Article paru dans l'Est Républicain en page Vosges


Comme un seul homme, tous les ouvriers ont décidé de continuer à travailler et de laisser sortir tous les produits finis. Photos Vincent HOPé

Matussière et Forest sous haute surveillance

Ils le laissaient déjà entendre mercredi soir. Hier matin, les délégués de la papeterie Matussière et Forest de Rambervillers en étaient définitivement persuadés : dans le cas présent, alors que leur groupe a décidé de tirer un trait sur l'unité vosgienne, se mettre en grève et bloquer l'usine serait la plus mauvaise solution, qui ne ferait qu'accélérer la fin. Donc, pas question de tomber dans ce piège.

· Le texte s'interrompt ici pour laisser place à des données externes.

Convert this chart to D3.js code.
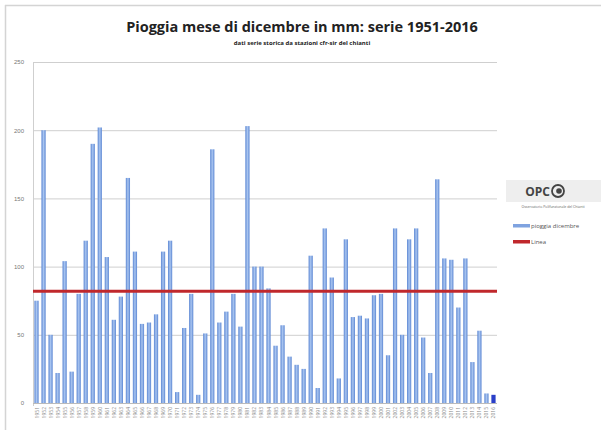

C'est ce que le secrétaire du comité d'entreprise Yannick Marquis et les délégués Jean-Christophe Capdet (CGT) et Frédéric Balland (CFDT) s'apprêtent à expliquer ce jeudi matin, alors qu'il y a foule à l'entrée de la papeterie, où le campement a une fausse allure de piquet de grève.


Direction hors jeu
Une heure de pause a été prévue pour l'assemblée générale et à la queue leu leu, tout le monde rejoint la salle de triage en longeant les grosses bobines de papier et les piles multicolores de cartonnette à chemises. Yannick Marquis ouvre le feu : « Hier soir, Royal nous a dit qu'il fallait partir, qu'il n'y a plus d'avenir... Mais la meilleure décision, c'est de continuer à faire tourner notre machine ! »

« On a des commandes et notre entreprise n'est pas si mauvaise que ça. Il faut qu'elle tourne ! On a décidé de la prendre en charge », renchérit le délégué syndical CFDT. « La direction est hors jeu. Nous, on est tous capables de continuer, pour trouver un repreneur avant que le plan de licenciement arrive à son terme », ajoute le délégué CGT, en rappelant que la procédure ne sera pas lancée avant le 19 janvier. « A partir de là, on a 68 jours devant nous et de toutes façons, les salaires sont assurés jusqu'au 30 avril. »

La stratégie des délégués, qui considèrent la réduction de son activité 2003 comme une volonté délibérée du groupe d'affaiblir la papeterie, c'est de persuader leurs collègues de faire montre d'une rigueur et d'une vigilance accrues.


Monter la garde 24 heures sur 24
Le sabotage, voilà l'ennemi : « On applique le règlement. Surtout pas de casse ! Et tous les jours, un contrôle du matériel en location. On n'est pas des bandits, on est des ouvriers ! », résume Yannick Marquis (1). « A partir d'aujourd'hui, les voitures n'entrent plus dans l'usine et tous les camions sont contrôlés. »

Le directeur du site lui-même a été flanqué d'un « chien de garde » ! Il s'agit d'empêcher le démontage du matériel comme « l'évasion » du serveur informatique qui gère à la fois Rambervillers et Raon l'Etape. Pour cela, les salariés qui approuvent tous ce plan d'action à mains levées, sont invités à monter la garde 24 heures sur 24 à l'entrée de l'usine, en se portant volontaires pour des factions de quatre heures.


« Donner une bonne image »
L'objectif fixé : « Donner une bonne image », répète Yannick Marquis. « Pour trouver un repreneur avant d'être licenciés », ajoute Jean-Christophe Capdet. « Nous pouvons développer ici plusieurs types de papiers, pour cahiers par exemple... » Pendant que le travail continue, les délégués envisagent « des tracts, des manifs à Rambervillers et Epinal, des banderoles aux ronds-points... »

Ils s'apprêtent aussi à tirer les sonnettes du préfet et des élus, dont le maire de Rambervillers Gérard Keller, qui, hier matin à l'entrée de l'usine, se disait partagé entre larmes et colère devant l'avalanche de catastrophes (Tissage de Rambervillers, Poterie lorraine, Europfil) qui s'abat sur sa commune et « ces actionnaires qui laissent tomber un outil de travail performant », sans penser aux 200 drames humains qui risquent de s'ensuivre.


Catherine MICHELET-FRÉMIOT (1) Qui dément donc avoir évoqué personnellement les produits dangereux, comme la citerne de peroxyde, dont certains de ses collègues brandissaient la menace, mercredi matin à l'entrée de l'usine.